Instructions to follow
Give the data below again exactly as it stands. Omit the pictures.

Dataset extract

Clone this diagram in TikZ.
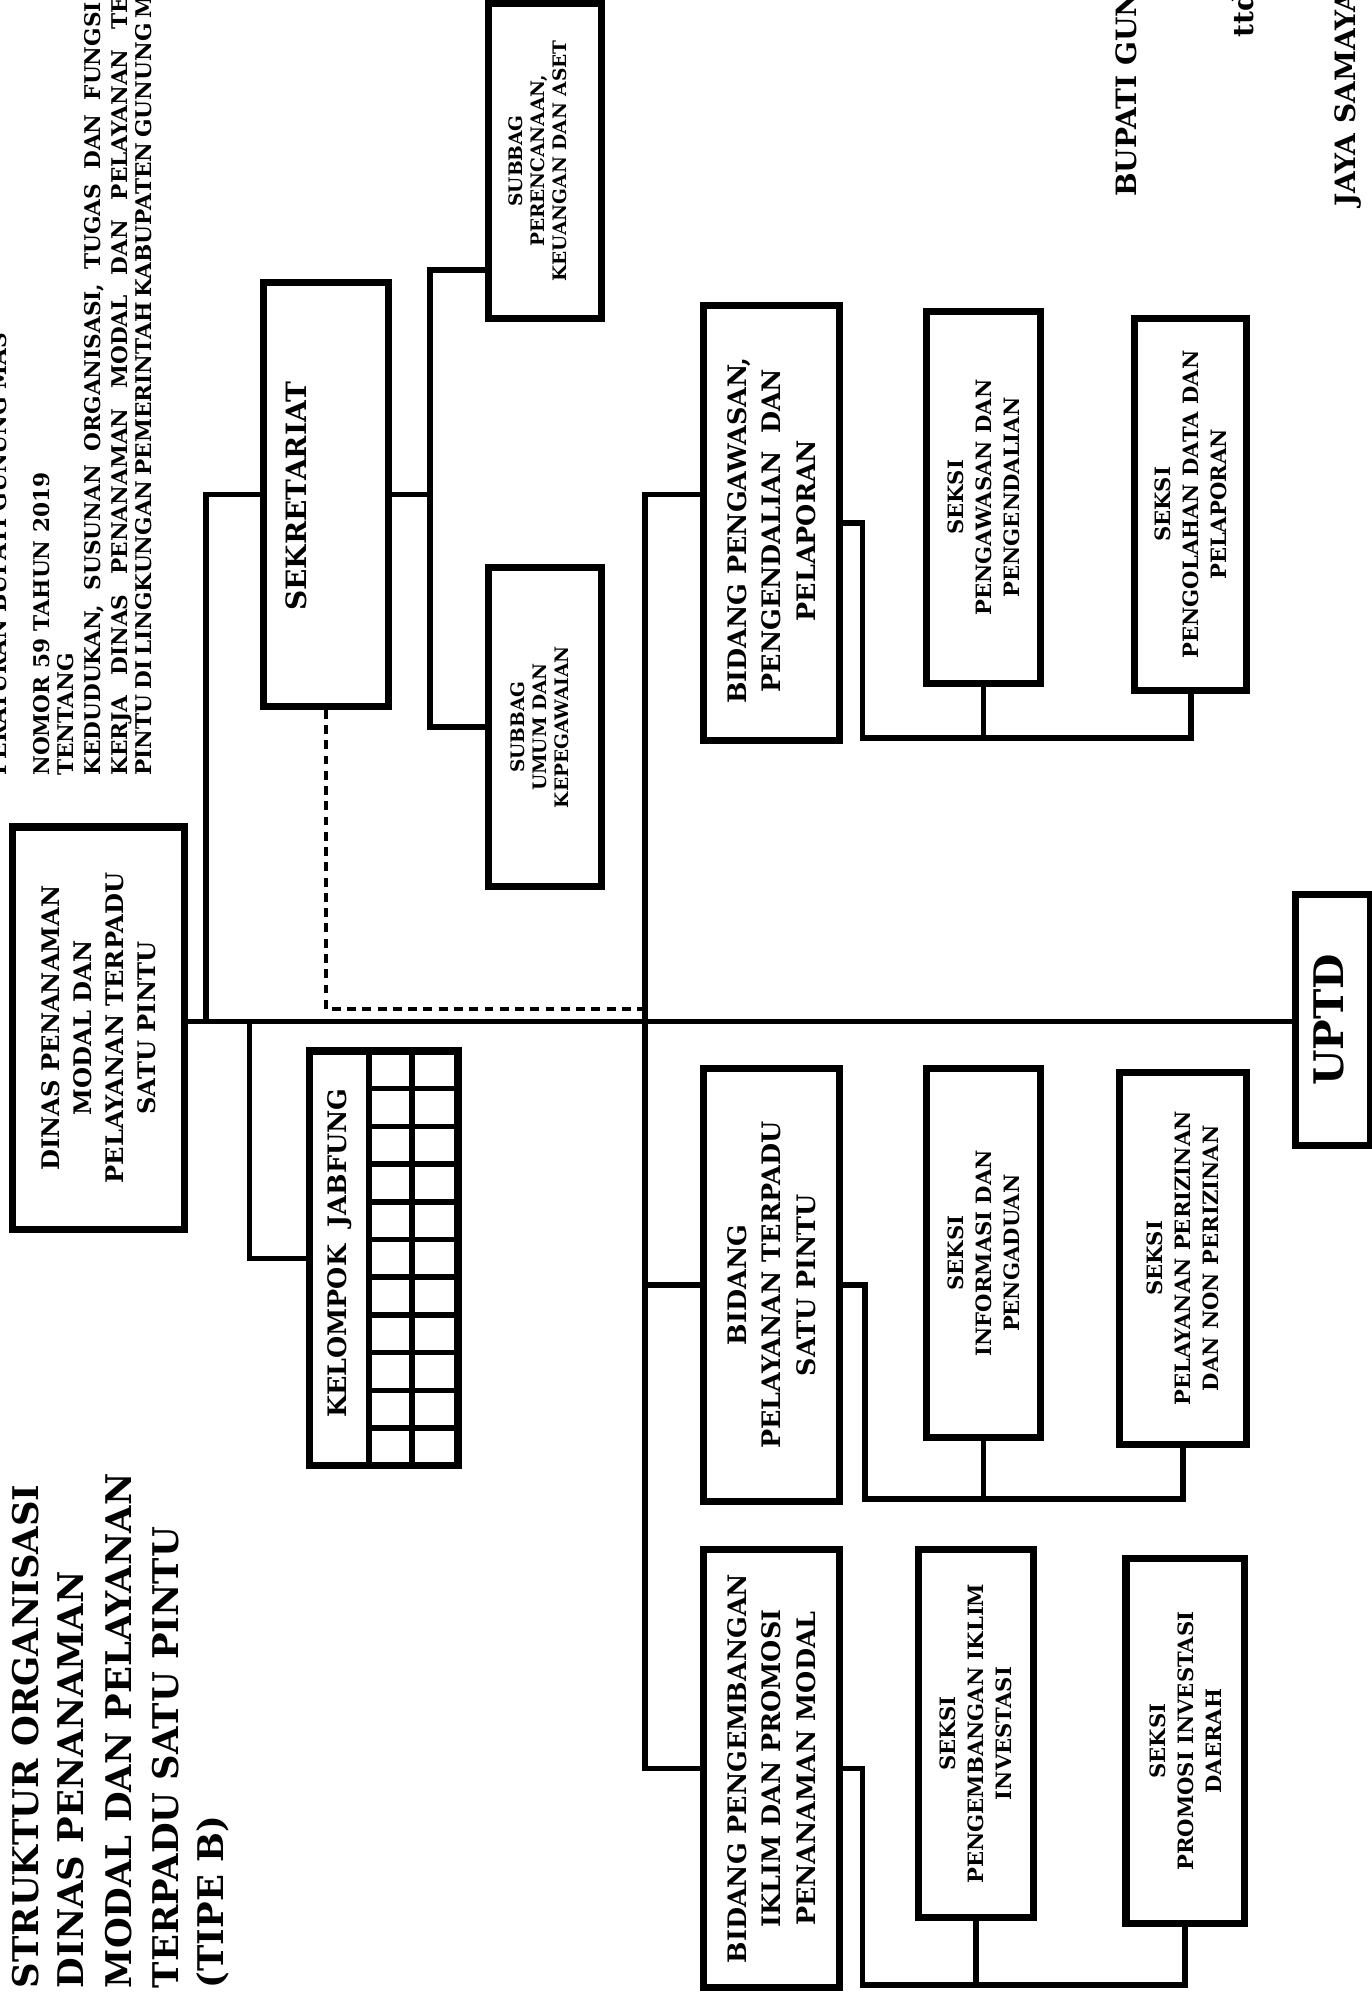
\documentclass[tikz,border=0pt]{standalone}
\usepackage{fontspec}
\setmainfont{DejaVu Serif}
\usetikzlibrary{fit,calc}
\tikzset{
  box/.style={draw, line width=2.8pt, inner sep=0pt, rectangle},
  conn/.style={line width=2.2pt},
  dashconn/.style={line width=1.5pt, dash pattern=on 3.5pt off 2.5pt},
  vtext/.style={rotate=90, inner sep=0pt, anchor=base west},
  btext/.style={rotate=90, inner sep=0pt, align=center},
  hdr/.style={vtext, font=\bfseries\fontsize{8.5}{10}\selectfont},
  ttl/.style={vtext, font=\bfseries\fontsize{13.9}{18}\selectfont},
  sig/.style={vtext, font=\bfseries\fontsize{11}{13}\selectfont},
  bidf/.style={btext, font=\bfseries\fontsize{10}{13.5}\selectfont},
  seksif/.style={btext, font=\bfseries\fontsize{8.3}{11}\selectfont},
  subf/.style={btext, font=\bfseries\fontsize{7.3}{8.6}\selectfont}
}
\begin{document}
\begin{tikzpicture}[x=0.5pt, y=-0.5pt]
\fill[white] (0,0) rectangle (1078,1568);
\useasboundingbox (0,0) rectangle (1078,1568);

% header text
\node[hdr] (h0) at (5,610) {PERATURAN BUPATI GUNUNG MAS};
\node[hdr] (h1) at (39,610) {NOMOR 59 TAHUN 2019};
\node[hdr] (h2) at (58,610) {TENTANG};
\node[hdr] (h3) at (79,610) {\makebox[304pt][s]{KEDUDUKAN, SUSUNAN ORGANISASI, TUGAS DAN FUNGSI}};
\node[hdr] (h4) at (100,610) {\makebox[306pt][s]{KERJA DINAS PENANAMAN MODAL DAN PELAYANAN TE\makebox[0pt][l]{RPADU SATU}}};
\node[hdr] (h5) at (119,610) {\makebox[306pt][s]{PINTU DI LINGKUNGAN PEMERINTAH KABUPATEN GUNUNG M\makebox[0pt][l]{AS}}};

% title
\node[ttl] (t1) at (30,1563) {STRUKTUR ORGANISASI};
\node[ttl] (t2) at (66,1563) {DINAS PENANAMAN};
\node[ttl] (t3) at (103,1563) {MODAL DAN PELAYANAN};
\node[ttl] (t4) at (140,1563) {TERPADU SATU PINTU};
\node[ttl] (t5) at (176,1563) {(TIPE B)};

% signature
\node[sig] (g1) at (893,155) {BUPATI GUNUNG MAS,};
\node[sig] (g2) at (985,30) {ttd};
\node[sig] (g3) at (1065,163) {JAYA SAMAYA MONONG};

% boxes
\node[box, fit={(10,650) (145,966)}] (dinas) {};
\node[btext, font=\bfseries\fontsize{9.5}{12.5}\selectfont] (dinasT) at (dinas.center) {DINAS PENANAMAN\\MODAL DAN\\PELAYANAN TERPADU\\SATU PINTU};
\node[box, fit={(207,222) (305,555)}] (sek) {};
\node[btext, font=\bfseries\fontsize{11}{13}\selectfont] (sekT) at (233,390) {SEKRETARIAT};
\node[box, fit={(384,3) (473,250)}] (sp) {};
\node[subf] (spT) at ($(sp.center)+(-6,0)$) {SUBBAG\\PERENCANAAN,\\KEUANGAN DAN ASET};
\node[box, fit={(384,446) (473,697)}] (su) {};
\node[subf] (suT) at ($(su.center)+(-4,0)$) {SUBBAG\\UMUM DAN\\KEPEGAWAIAN};
\node[box, fit={(243,826) (360,1152)}] (jab) {};
\node[btext, font=\bfseries\fontsize{10}{12}\selectfont] (jabT) at (267,985) {KELOMPOK\ \ JABFUNG};
\node[box, fit={(553,240) (660,582)}] (bpeng) {};
\node[bidf] (bpengT) at ($(bpeng.center)+(0,6)$) {BIDANG PENGAWASAN,\\PENGENDALIAN\ \ DAN\\PELAPORAN};
\node[box, fit={(553,840) (660,1180)}] (bpel) {};
\node[bidf] (bpelT) at (bpel.center) {BIDANG\\PELAYANAN TERPADU\\SATU PINTU};
\node[box, fit={(553,1218) (660,1562)}] (bkem) {};
\node[bidf] (bkemT) at (bkem.center) {BIDANG PENGEMBANGAN\\IKLIM DAN PROMOSI\\PENANAMAN MODAL};
\node[box, fit={(728,245) (818,537)}] (s11) {};
\node[seksif] (s11T) at (s11.center) {SEKSI\\PENGAWASAN DAN\\PENGENDALIAN};
\node[box, fit={(892,250) (980,543)}] (s12) {};
\node[seksif] (s12T) at (s12.center) {SEKSI\\PENGOLAHAN DATA DAN\\PELAPORAN};
\node[box, fit={(728,840) (818,1130)}] (s21) {};
\node[seksif] (s21T) at (s21.center) {SEKSI\\INFORMASI DAN\\PENGADUAN};
\node[box, fit={(880,843) (980,1135)}] (s22) {};
\node[seksif] (s22T) at (s22.center) {SEKSI\\PELAYANAN PERIZINAN\\DAN NON PERIZINAN};
\node[box, fit={(722,1218) (812,1507)}] (s31) {};
\node[seksif] (s31T) at (s31.center) {SEKSI\\PENGEMBANGAN IKLIM\\INVESTASI};
\node[box, fit={(885,1225) (978,1512)}] (s32) {};
\node[seksif] (s32T) at (s32.center) {SEKSI\\PROMOSI INVESTASI\\DAERAH};
\node[box, fit={(1018,703) (1077,900)}] (uptd) {};
\node[btext, font=\bfseries\fontsize{16}{18}\selectfont] (uptdT) at ($(uptd.center)+(-3,0)$) {UPTD};

% jabfung grid
\draw[conn] (290,826) -- (290,1152);
\draw[conn] (324,826) -- (324,1152);
\foreach \k in {1,...,10} {
  \draw[conn] (290,{826+\k*326/11}) -- (360,{826+\k*326/11});
}

% connectors
\coordinate (T) at (0,803);
\coordinate (ja) at (162,803);
\coordinate (jb) at (196,803);
\coordinate (jc) at (338,212);
\coordinate (jd) at (507,793);
\coordinate (vx) at (507,803);
\coordinate (k1) at (678,580);
\coordinate (k2) at (680,1178);
\coordinate (k3) at (678,1560);

\draw[conn] (dinas.east |- T) -- (uptd.west |- T);
\draw[conn] (sek.west) -| (ja);
\draw[conn] (jab.west) -| (jb);
\draw[conn] (sek.east) -- (sek.east -| jc);
\draw[conn] (jc -| sp.west) -- (jc) |- (su.west);
\draw[dashconn] (sek.south) |- (jd);
\draw[conn] (bpeng.west |- sek.east) -| (vx |- bkem.west) -- (bkem.west);
\draw[conn] (bpel.west) -- (bpel.west -| vx);

\draw[conn] (bpeng.east) -| (k1) -| (s12.south);
\draw[conn] (s11.south) -- (s11.south |- k1);
\draw[conn] (bpel.east) -| (k2) -| (s22.south);
\draw[conn] (s21.south) -- (s21.south |- k2);
\draw[conn] (bkem.east) -| (k3) -| (s32.south);
\draw[conn] (s31.south) -- (s31.south |- k3);
\end{tikzpicture}
\end{document}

Reply to the exercise
Clone this diagram in TikZ.
\documentclass[tikz,border=0pt]{standalone}
\usepackage{fontspec}
\setmainfont{DejaVu Serif}
\usetikzlibrary{fit,calc}
\tikzset{
  box/.style={draw, line width=2.8pt, inner sep=0pt, rectangle},
  conn/.style={line width=2.2pt},
  dashconn/.style={line width=1.5pt, dash pattern=on 3.5pt off 2.5pt},
  vtext/.style={rotate=90, inner sep=0pt, anchor=base west},
  btext/.style={rotate=90, inner sep=0pt, align=center},
  hdr/.style={vtext, font=\bfseries\fontsize{8.5}{10}\selectfont},
  ttl/.style={vtext, font=\bfseries\fontsize{13.9}{18}\selectfont},
  sig/.style={vtext, font=\bfseries\fontsize{11}{13}\selectfont},
  bidf/.style={btext, font=\bfseries\fontsize{10}{13.5}\selectfont},
  seksif/.style={btext, font=\bfseries\fontsize{8.3}{11}\selectfont},
  subf/.style={btext, font=\bfseries\fontsize{7.3}{8.6}\selectfont}
}
\begin{document}
\begin{tikzpicture}[x=0.5pt, y=-0.5pt]
\fill[white] (0,0) rectangle (1078,1568);
\useasboundingbox (0,0) rectangle (1078,1568);

% header text
\node[hdr] (h0) at (5,610) {PERATURAN BUPATI GUNUNG MAS};
\node[hdr] (h1) at (39,610) {NOMOR 59 TAHUN 2019};
\node[hdr] (h2) at (58,610) {TENTANG};
\node[hdr] (h3) at (79,610) {\makebox[304pt][s]{KEDUDUKAN, SUSUNAN ORGANISASI, TUGAS DAN FUNGSI}};
\node[hdr] (h4) at (100,610) {\makebox[306pt][s]{KERJA DINAS PENANAMAN MODAL DAN PELAYANAN TE\makebox[0pt][l]{RPADU SATU}}};
\node[hdr] (h5) at (119,610) {\makebox[306pt][s]{PINTU DI LINGKUNGAN PEMERINTAH KABUPATEN GUNUNG M\makebox[0pt][l]{AS}}};

% title
\node[ttl] (t1) at (30,1563) {STRUKTUR ORGANISASI};
\node[ttl] (t2) at (66,1563) {DINAS PENANAMAN};
\node[ttl] (t3) at (103,1563) {MODAL DAN PELAYANAN};
\node[ttl] (t4) at (140,1563) {TERPADU SATU PINTU};
\node[ttl] (t5) at (176,1563) {(TIPE B)};

% signature
\node[sig] (g1) at (893,155) {BUPATI GUNUNG MAS,};
\node[sig] (g2) at (985,30) {ttd};
\node[sig] (g3) at (1065,163) {JAYA SAMAYA MONONG};

% boxes
\node[box, fit={(10,650) (145,966)}] (dinas) {};
\node[btext, font=\bfseries\fontsize{9.5}{12.5}\selectfont] (dinasT) at (dinas.center) {DINAS PENANAMAN\\MODAL DAN\\PELAYANAN TERPADU\\SATU PINTU};
\node[box, fit={(207,222) (305,555)}] (sek) {};
\node[btext, font=\bfseries\fontsize{11}{13}\selectfont] (sekT) at (233,390) {SEKRETARIAT};
\node[box, fit={(384,3) (473,250)}] (sp) {};
\node[subf] (spT) at ($(sp.center)+(-6,0)$) {SUBBAG\\PERENCANAAN,\\KEUANGAN DAN ASET};
\node[box, fit={(384,446) (473,697)}] (su) {};
\node[subf] (suT) at ($(su.center)+(-4,0)$) {SUBBAG\\UMUM DAN\\KEPEGAWAIAN};
\node[box, fit={(243,826) (360,1152)}] (jab) {};
\node[btext, font=\bfseries\fontsize{10}{12}\selectfont] (jabT) at (267,985) {KELOMPOK\ \ JABFUNG};
\node[box, fit={(553,240) (660,582)}] (bpeng) {};
\node[bidf] (bpengT) at ($(bpeng.center)+(0,6)$) {BIDANG PENGAWASAN,\\PENGENDALIAN\ \ DAN\\PELAPORAN};
\node[box, fit={(553,840) (660,1180)}] (bpel) {};
\node[bidf] (bpelT) at (bpel.center) {BIDANG\\PELAYANAN TERPADU\\SATU PINTU};
\node[box, fit={(553,1218) (660,1562)}] (bkem) {};
\node[bidf] (bkemT) at (bkem.center) {BIDANG PENGEMBANGAN\\IKLIM DAN PROMOSI\\PENANAMAN MODAL};
\node[box, fit={(728,245) (818,537)}] (s11) {};
\node[seksif] (s11T) at (s11.center) {SEKSI\\PENGAWASAN DAN\\PENGENDALIAN};
\node[box, fit={(892,250) (980,543)}] (s12) {};
\node[seksif] (s12T) at (s12.center) {SEKSI\\PENGOLAHAN DATA DAN\\PELAPORAN};
\node[box, fit={(728,840) (818,1130)}] (s21) {};
\node[seksif] (s21T) at (s21.center) {SEKSI\\INFORMASI DAN\\PENGADUAN};
\node[box, fit={(880,843) (980,1135)}] (s22) {};
\node[seksif] (s22T) at (s22.center) {SEKSI\\PELAYANAN PERIZINAN\\DAN NON PERIZINAN};
\node[box, fit={(722,1218) (812,1507)}] (s31) {};
\node[seksif] (s31T) at (s31.center) {SEKSI\\PENGEMBANGAN IKLIM\\INVESTASI};
\node[box, fit={(885,1225) (978,1512)}] (s32) {};
\node[seksif] (s32T) at (s32.center) {SEKSI\\PROMOSI INVESTASI\\DAERAH};
\node[box, fit={(1018,703) (1077,900)}] (uptd) {};
\node[btext, font=\bfseries\fontsize{16}{18}\selectfont] (uptdT) at ($(uptd.center)+(-3,0)$) {UPTD};

% jabfung grid
\draw[conn] (290,826) -- (290,1152);
\draw[conn] (324,826) -- (324,1152);
\foreach \k in {1,...,10} {
  \draw[conn] (290,{826+\k*326/11}) -- (360,{826+\k*326/11});
}

% connectors
\coordinate (T) at (0,803);
\coordinate (ja) at (162,803);
\coordinate (jb) at (196,803);
\coordinate (jc) at (338,212);
\coordinate (jd) at (507,793);
\coordinate (vx) at (507,803);
\coordinate (k1) at (678,580);
\coordinate (k2) at (680,1178);
\coordinate (k3) at (678,1560);

\draw[conn] (dinas.east |- T) -- (uptd.west |- T);
\draw[conn] (sek.west) -| (ja);
\draw[conn] (jab.west) -| (jb);
\draw[conn] (sek.east) -- (sek.east -| jc);
\draw[conn] (jc -| sp.west) -- (jc) |- (su.west);
\draw[dashconn] (sek.south) |- (jd);
\draw[conn] (bpeng.west |- sek.east) -| (vx |- bkem.west) -- (bkem.west);
\draw[conn] (bpel.west) -- (bpel.west -| vx);

\draw[conn] (bpeng.east) -| (k1) -| (s12.south);
\draw[conn] (s11.south) -- (s11.south |- k1);
\draw[conn] (bpel.east) -| (k2) -| (s22.south);
\draw[conn] (s21.south) -- (s21.south |- k2);
\draw[conn] (bkem.east) -| (k3) -| (s32.south);
\draw[conn] (s31.south) -- (s31.south |- k3);
\end{tikzpicture}
\end{document}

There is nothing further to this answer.